Quarenta anos é o tempo do navio encalhado na orla, o Mara Hope, quatro décadas de corrosão ininterrupta, de marés engolindo aos poucos os braços e pernas da embarcação cuja história a levou a se prender a um banco de areia depois de uma tentativa fracassada de resgaste.

Uma noite, ou durante o dia, não sei, os cabos se desataram, talvez os tenham cortado, e então o navio se pôs em movimento, como se se cansasse do destino que o aguardava, mas logo deu com os burros n’água.

O barco extraviado hoje incorporado à paisagem da cidade quase tricentenária, instituindo-se como um marco fundacional do olhar, concorrente da ponte (velha e nova, que também é velha), do farol e do calçadão, todos pertencentes a uma memorabilia urbana e a uma iconografia sem a qual a praia, sempre sob aterro, seria irreconhecível após tantas intervenções desarmoniosas.

Mas o que se vê na carcaça destroçada do animal metálico reduzido ao oco pela ação devoradora do sal e dos anos? Talvez o símbolo da transição, dessa perda irrevogável, de que o mais concreto se desfaz, mesmo sem afundar.

Ou a sugestão de que o acaso que o fez aportar em marasmo se apresente como um resumo das trajetórias de uma narrativa oficial na qual o forasteiro se inscreve frequentemente como elemento de adoração desde a sua chegada, tal como no mito de Alencar.

Sempre tive com o Mara Hope uma relação dual, não gostava de vê-lo mas sempre o procurava com a vista, como a um bicho que causasse asco e admiração ao mesmo tempo, um portal que plasmasse futuro e passado diante do qual eu me perguntasse se valeria a pena buscá-lo – ou se ganharia mais perdendo-o no horizonte.

Quando criança, intrigava-me que fosse ficando, como essas coisas que esquecemos no quintal, móveis velhos e danificados para os quais não encontramos mais destinação e que por isso se deixam estar num canto sem reclamarem, atentos ao desenrolar dos dias, sem o peso de interferirem no andamento da história, testemunhas natimortas.

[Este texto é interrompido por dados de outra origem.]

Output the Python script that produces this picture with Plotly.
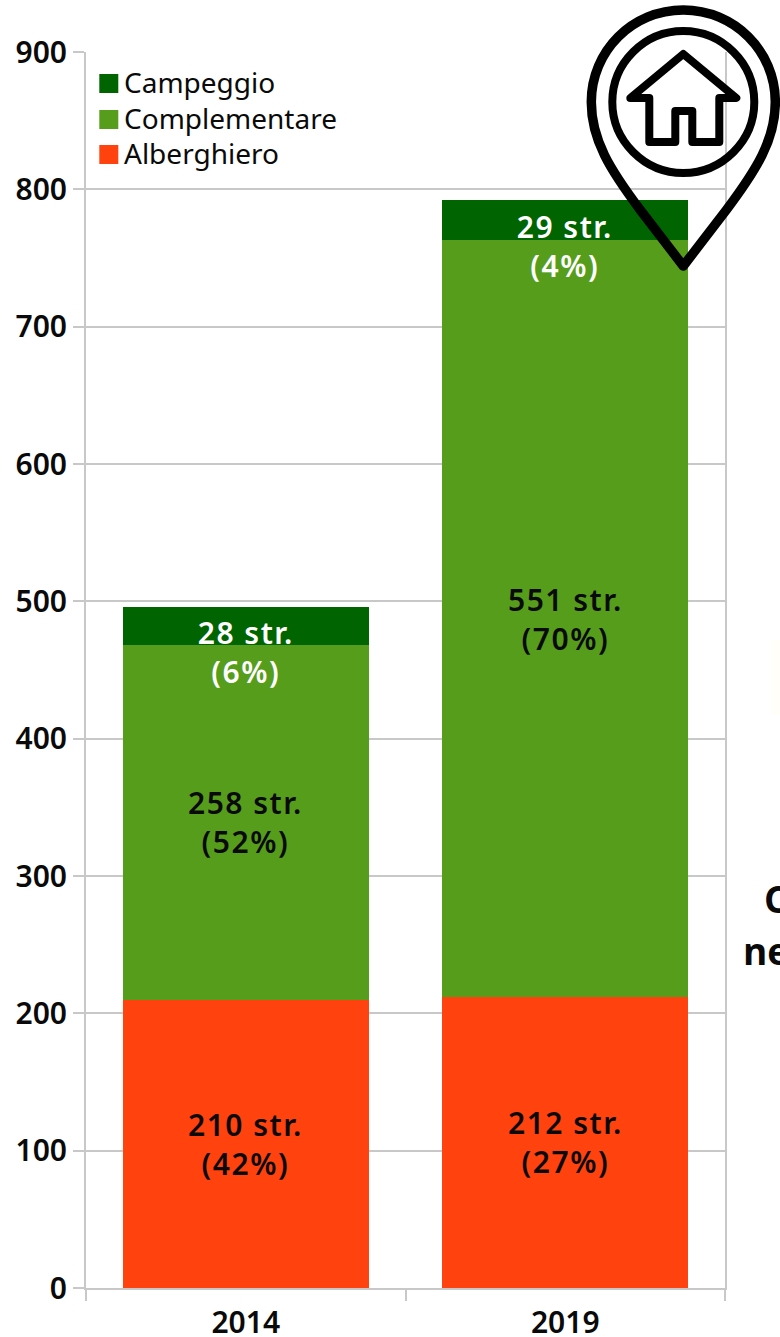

Assim é o bicho tragado pela areia, imóvel e posto numa fixidez documental, como a estender o dedo para a cidade, como a advertir os seus moradores de que cuidassem da paisagem e da vida, do contrário acabariam como ele.

Ironia que seja ele/ela a se converter em exemplar da resistência à voragem imobiliária, a mesma que demole e reconstrói sob o signo do bom gosto, tendo como métrica a estética cafona do balneário.

Logo ele/ela, despojado já de si porque foi sendo roído pela mordida das águas, uma estátua salgada e involuntária em cuja legenda se lê qualquer frase num idioma estranho, nomes de pessoas conduzidas por milagre até ali, ao dorso ferruginoso desse monstro antediluviano.

O Mara Hope, quem diria, chega ao seu aniversário de imobilidade flutuante constrangido por ostentar sem querer o título de cartão-postal de Nossa Senhora de Assunção.